На многих кустах в свитых из веток гнездах сидят крупные, размером с ворона, красноногие олуши (Sula sula). Хотя окраска каждой птицы может отличаться в деталях, в целом все они имеют красные перепончатые лапы, черную окантовку крыльев и бледно-голубой клюв. Некоторые представители вида выделяются чудесным мягким кофейно-молочным оттенком. Если подойти к ним поближе, стараясь при этом сохранять безопасную дистанцию, можно заметить нежно-розовые участки у основания клюва и розовую кожу век вокруг глаз.
С земли, из своих небольших галечных гнезд, нас окликают масковые олуши. Эти ребята потрясающе красивы: безупречно-белые с иссиня-черной окантовкой хвоста и крыльев, с черной маской, с ярко-желтыми глазами, украшенными темной точечкой зрачка, и таким же по цвету клювом. Их взгляд кажется насмешливым и немного настороженным.
Что значит название? Очень много. По-английски этих птиц называют booby, что означает «болван» или «олух», и это вселяет в нас некоторое предубеждение. В то же время другие представители семейства олушевых – северные олуши (Morus bassanus) – по-английски называются gannets, и никаких других толкований у этого слова нет. Поэтому все вокруг считают этих птиц очень грациозными – что на самом деле правда, – а их навыки ныряния достойными восхищения – что, конечно, так и есть. Представителей же семейства, обитающих в тропических водах, – в той же мере грациозных и достойных восхищения – окрестили boobies, отчего все хихикают над ними и считают их забавными. Но птицы, которым дали столь неподходящее название, – неутомимые ныряльщики, вооруженные остро заточенными клювами, настоящим смертоносным оружием. Эти крепкие прямые зазубренные клювы наносят нешуточные повреждения любой плоти, будь то летучая рыба или рука человека. В этих местах олуши пользуются уважением[5].
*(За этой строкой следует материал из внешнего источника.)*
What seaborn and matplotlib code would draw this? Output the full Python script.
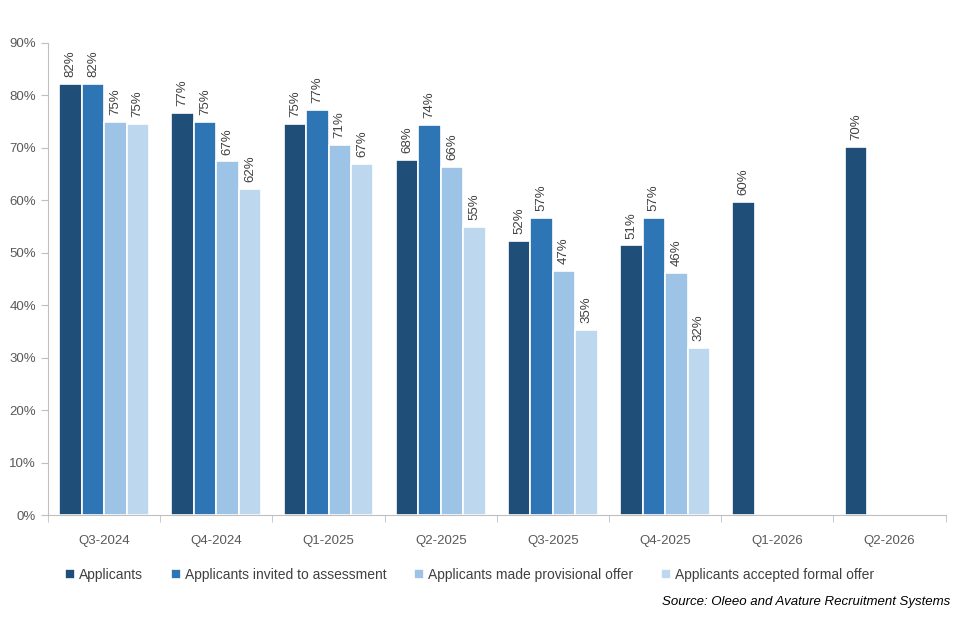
import pandas as pd
import numpy as np
import matplotlib.pyplot as plt
import seaborn as sns
from matplotlib.ticker import PercentFormatter, FixedLocator

quarters = ["Q3-2024", "Q4-2024", "Q1-2025", "Q2-2025", "Q3-2025", "Q4-2025", "Q1-2026", "Q2-2026"]
series = ["Applicants", "Applicants invited to assessment",
          "Applicants made provisional offer", "Applicants accepted formal offer"]

applicants = [82.2, 76.7, 74.6, 67.7, 52.3, 51.4, 59.6, 70.2]
invited = [82.2, 75.0, 77.3, 74.3, 56.7, 56.6, np.nan, np.nan]
provisional = [74.9, 67.4, 70.6, 66.3, 46.6, 46.1, np.nan, np.nan]
accepted = [74.6, 62.1, 66.9, 55.0, 35.3, 31.9, np.nan, np.nan]

colors = ["#1F4E79", "#2E75B6", "#9DC3E6", "#BDD7EE"]

df = pd.DataFrame({
    "Quarter": quarters * 4,
    "Series": [s for s in series for _ in quarters],
    "Value": applicants + invited + provisional + accepted,
})

sns.set_style("white")
plt.rcParams["font.family"] = ["Liberation Sans", "DejaVu Sans"]

fig = plt.figure(figsize=(9.6, 6.4), dpi=100)
ax = fig.add_axes([0.05, 0.195, 0.935, 0.738])

sns.barplot(data=df, x="Quarter", y="Value", hue="Series", order=quarters,
            hue_order=series, palette=colors, width=0.8, dodge=True,
            edgecolor="white", linewidth=1.2, saturation=1, ax=ax)

for cont in ax.containers:
    labels = ["" if np.isnan(v) else f"{v:.0f}%" for v in cont.datavalues]
    ax.bar_label(cont, labels=labels, rotation=90, padding=5, fontsize=9.5, color="#404040")

ax.set_ylim(0, 90)
ax.set_xlim(-0.5, len(quarters) - 0.5)
ax.yaxis.set_major_formatter(PercentFormatter(decimals=0))
ax.set_yticks(range(0, 91, 10))
ax.set_xlabel("")
ax.set_ylabel("")

for side in ["top", "right"]:
    ax.spines[side].set_visible(False)
for side in ["left", "bottom"]:
    ax.spines[side].set_color("#BFBFBF")

ax.tick_params(axis="y", left=True, length=5, color="#BFBFBF", labelsize=9.5, labelcolor="#595959")
ax.tick_params(axis="x", which="major", length=0, pad=14, labelsize=9.5, labelcolor="#595959")
ax.xaxis.set_minor_locator(FixedLocator(np.arange(-0.5, len(quarters), 1)))
ax.tick_params(axis="x", which="minor", bottom=True, length=5, color="#BFBFBF")

handles, labs = ax.get_legend_handles_labels()
ax.legend(handles, labs, loc="upper center", bbox_to_anchor=(0.47, -0.085), ncol=4,
          frameon=False, fontsize=10, handlelength=0.7, handleheight=0.7,
          handletextpad=0.3, columnspacing=2.0, labelcolor="#404040")

fig.text(0.99, 0.055, "Source: Oleeo and Avature Recruitment Systems", ha="right",
         style="italic", fontsize=9.5, color="#000000")

fig.savefig("out.png", dpi=100)
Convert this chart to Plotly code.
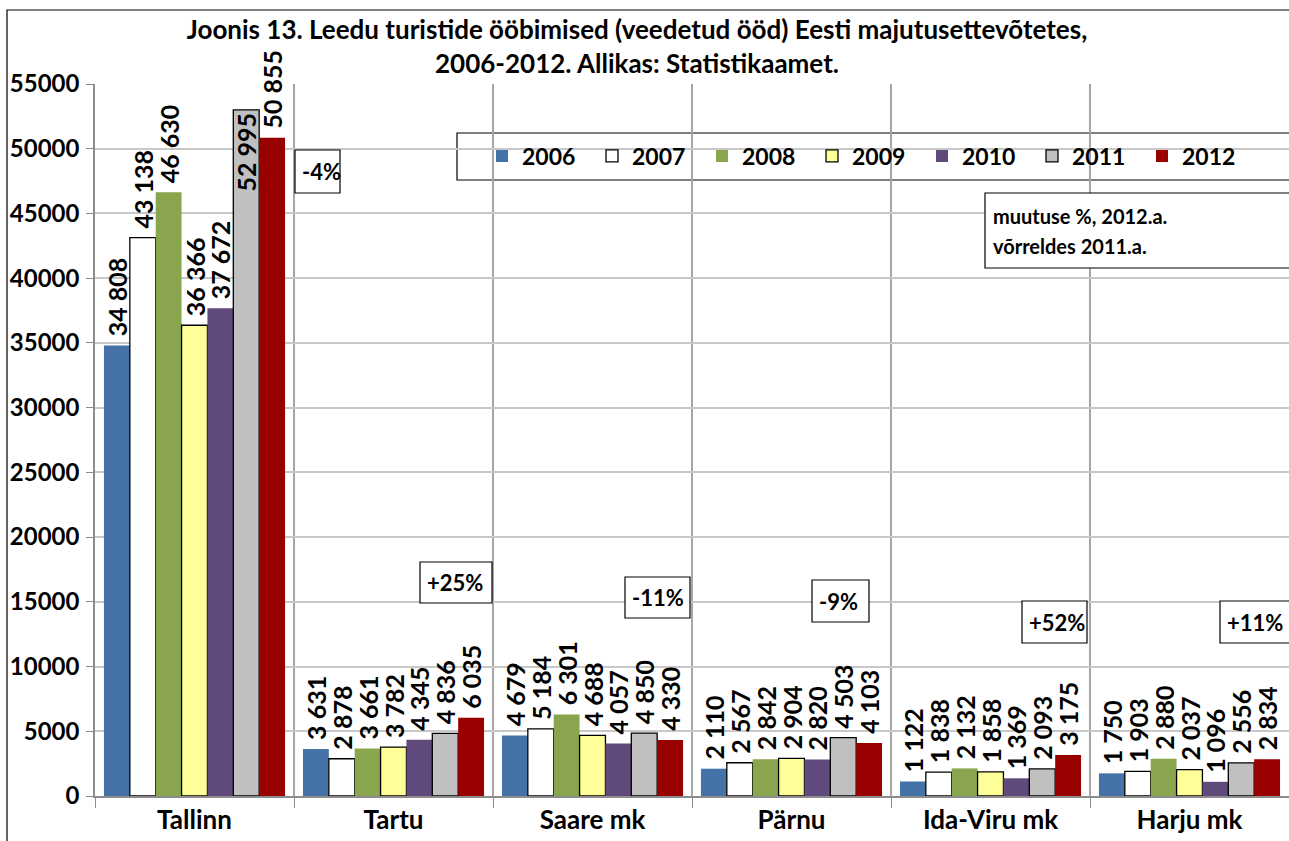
import plotly.graph_objects as go

# --- andmed ---
regions = ["Tallinn", "Tartu", "Saare mk", "Pärnu", "Ida-Viru mk", "Harju mk"]
years = ["2006", "2007", "2008", "2009", "2010", "2011", "2012"]
nights = {
    "2006": [34808, 3631, 4679, 2110, 1122, 1750],
    "2007": [43138, 2878, 5184, 2567, 1838, 1903],
    "2008": [46630, 3661, 6301, 2842, 2132, 2880],
    "2009": [36366, 3782, 4688, 2904, 1858, 2037],
    "2010": [37672, 4345, 4057, 2820, 1369, 1096],
    "2011": [52995, 4836, 4850, 4503, 2093, 2556],
    "2012": [50855, 6035, 4330, 4103, 3175, 2834],
}
change_labels = ["-4%", "+25%", "-11%", "-9%", "+52%", "+11%"]
y_ticks = list(range(0, 55001, 5000))

colors = {
    "2006": "#4572A7", "2007": "#FFFFFF", "2008": "#89A54E", "2009": "#FFFF99",
    "2010": "#604A7B", "2011": "#C0C0C0", "2012": "#990000",
}
outlined = {"2007", "2009", "2011"}

FONT = "Lato"
W, H = 1289, 841
L, R, T, B = 95, 1289, 84, 796  # plot area in pixels


def px(x):
    return (x - L) / (R - L)


def py(y):
    return (B - y) / (B - T)


fig = go.Figure()
for yr in years:
    # a label that would not fit above the bar goes inside it (as in Excel)
    pos = ["inside" if (yr == "2011" and v > 52000) else "outside" for v in nights[yr]]
    txt = [("" if p == "inside" else "\u00a0") + f"{v:,}".replace(",", " ")
           for v, p in zip(nights[yr], pos)]
    fig.add_trace(go.Bar(
        x=regions, y=nights[yr], name=yr,
        marker=dict(color=colors[yr],
                    line=dict(color="black" if yr in outlined else colors[yr],
                              width=1.3 if yr in outlined else 0)),
        text=txt,
        textposition=pos, textangle=-90, constraintext="none", insidetextanchor="end",
        textfont=dict(family=FONT, size=25, color="black", weight="bold"),
        cliponaxis=False,
    ))

# --- kastid muutuse protsendiga ---
boxes = [  # (x_left_px, x_right_px, y_top_px, y_bottom_px)
    (295, 340, 150, 193), (420, 492, 562, 603), (625, 690, 577, 618),
    (812, 869, 580, 622), (1022, 1087, 601, 643), (1220, 1292, 601, 643),
]
for lab, (x0, x1, y0, y1) in zip(change_labels, boxes):
    fig.add_shape(type="rect", xref="paper", yref="paper",
                  x0=px(x0), x1=px(x1), y0=py(y1), y1=py(y0),
                  line=dict(color="black", width=1.2), fillcolor="white", layer="above")
    fig.add_annotation(xref="paper", yref="paper", x=px(x0 + 5), y=py((y0 + y1) / 2),
                       xanchor="left", yanchor="middle", showarrow=False, text=lab,
                       font=dict(family=FONT, size=22, color="black", weight="bold"))

# selgituse kast
fig.add_shape(type="rect", xref="paper", yref="paper",
              x0=px(985), x1=px(1295), y0=py(268), y1=py(193),
              line=dict(color="black", width=1.2), fillcolor="white", layer="above")
for t, yy in [("muutuse %, 2012.a.", 216), ("võrreldes 2011.a.", 246)]:
    fig.add_annotation(xref="paper", yref="paper", x=px(991), y=py(yy),
                       xanchor="left", yanchor="middle", showarrow=False, text=t,
                       font=dict(family=FONT, size=20, color="black", weight="bold"))

# legendi raam
fig.add_shape(type="rect", xref="paper", yref="paper",
              x0=px(457), x1=px(1296), y0=py(180), y1=py(133),
              line=dict(color="black", width=1.2), fillcolor="white", layer="below")

# välisraam
fig.add_shape(type="rect", xref="paper", yref="paper",
              x0=px(7), x1=px(1300), y0=py(860), y1=py(10),
              line=dict(color="black", width=1.2), layer="below")

fig.update_layout(
    width=W, height=H,
    margin=dict(l=L, r=W - R, t=T, b=H - B),
    paper_bgcolor="white", plot_bgcolor="white",
    barmode="group", bargap=0.09, bargroupgap=0,
    font=dict(family=FONT, color="black"),
    title=dict(text="Joonis 13. Leedu turistide ööbimised (veedetud ööd) Eesti majutusettevõtetes,<br>2006-2012. Allikas: Statistikaamet.",
               x=637 / W, xanchor="center", y=1 - 39 / H, yanchor="middle",
               font=dict(family=FONT, size=26, color="black", weight="bold")),
    showlegend=True,
    legend=dict(orientation="h", x=px(482), y=py(156), xanchor="left", yanchor="middle",
                bgcolor="rgba(0,0,0,0)", borderwidth=0, itemwidth=30,
                entrywidth=65, entrywidthmode="pixels",
                font=dict(family=FONT, size=23, color="black", weight="bold")),
)
fig.update_xaxes(
    type="category", range=[-0.5, 5.5], tickson="boundaries",
    showgrid=True, gridcolor="#A6A6A6", gridwidth=1.5,
    showline=True, linecolor="#8C8C8C", linewidth=1.5,
    ticks="outside", ticklen=10, tickcolor="#8C8C8C",
    tickfont=dict(family=FONT, size=26, color="black", weight="bold"),
)
fig.update_yaxes(
    range=[0, 55000], tickvals=y_ticks, ticktext=[str(v) for v in y_ticks],
    showgrid=True, gridcolor="#C8C8C8", gridwidth=1.5,
    showline=True, linecolor="#8C8C8C", linewidth=1.5,
    ticks="outside", ticklen=7, tickcolor="#8C8C8C", ticklabelstandoff=2,
    tickfont=dict(family=FONT, size=24, color="black", weight="bold"),
    zeroline=False,
)

# lehe äärise eemaldamine, et joonis täidaks akna
fig.write_html("out.html", config={"displayModeBar": False},
               post_script="document.body.style.margin='0';document.body.style.overflow='hidden';")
Все животные здесь непугливы, потому что, не считая нас, в этом месте нет крупных наземных млекопитающих. Благодаря этому в сознании местных обитателей не отпечаталось чувство страха. Но непугливые не означает дружелюбные. Когда вы проходите мимо, они либо не обращают на вас внимания, либо издают недовольные звуки. Протяните руку, чтобы проверить, высиживает ли крачка яйцо, и вместо того, чтобы отпрянуть, она решительно клюнет вас. Клювик-пинцет не причинит серьезного вреда, но даст понять: это ее дом и она вас не боится.
Бесстрашие пернатых делает мир вокруг похожим на рай без хищников. Но присмотритесь повнимательней. Птенец крачки – легкая добыча для фрегата. Копошащиеся в поисках еды кулики – камнешарка (Arenaria interpres) или таитянский кроншнеп (Numenius tahitiensis) – с радостью полакомятся яйцом, если выпадет такая возможность. Да и любая из внешне столь мирных морских птиц становится хищником в океане. В раю вы или нет, зависит от того, будете ли трапезничать вы, или кто-то хочет полакомиться вами.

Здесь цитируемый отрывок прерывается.